Watch Tempchin and Rita Coolidge perform “Slow Dancing”

Peaceful Easy Feeling–The Songs of Jack Tempchin Track List

Peaceful Easy Feeling
Part of Me, Part of You
Slow Dancing (featuring Rita Coolidge)
The One You Love
Soul Searchin’ (featuring Janiva Magness)
Already Gone (featuring Chris Hillman and Herb Pedersen)
Privacy
Everybody’s Gonna Love Somebody Tonight
Party Town
It’s Your World Now

Bonus Songs (on digital edition)
Somebody
I Found Somebody (featuring Janiva Magness)
I Did it For Your Love
You Belong to the City

As a solo artist, Tempchin has recorded 12 of his own albums. Peaceful Easy Feeling–The Songs of Jack Tempchin is his fourth album in 24 months.

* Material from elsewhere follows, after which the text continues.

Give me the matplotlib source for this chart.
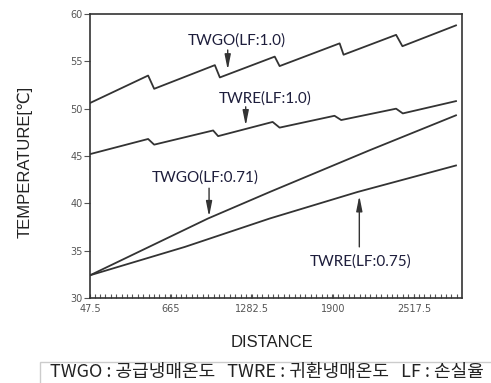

A poignant tribute to his fabled friendship with his “musical brother, “ Frey, it features Tempchin’s own renditions of 12 of their songs, performed solo and with guest vocalists Rita Coolidge, Janiva Magness, Chris Hillman and Herb Pedersen.

“This album,” writes Tempchin in the liner notes, “is dedicated to my great friend of 46 years, Glenn Frey. Glenn and I always had a fabulous time writing songs together. We would talk about our lives and laugh. He was the funniest person I’ve ever had the pleasure to know. It was my great good fortune that my buddy happened to be one of the best songwriters of all time. Goodbye my friend and musical brother. Thanks for all the wonderful times.”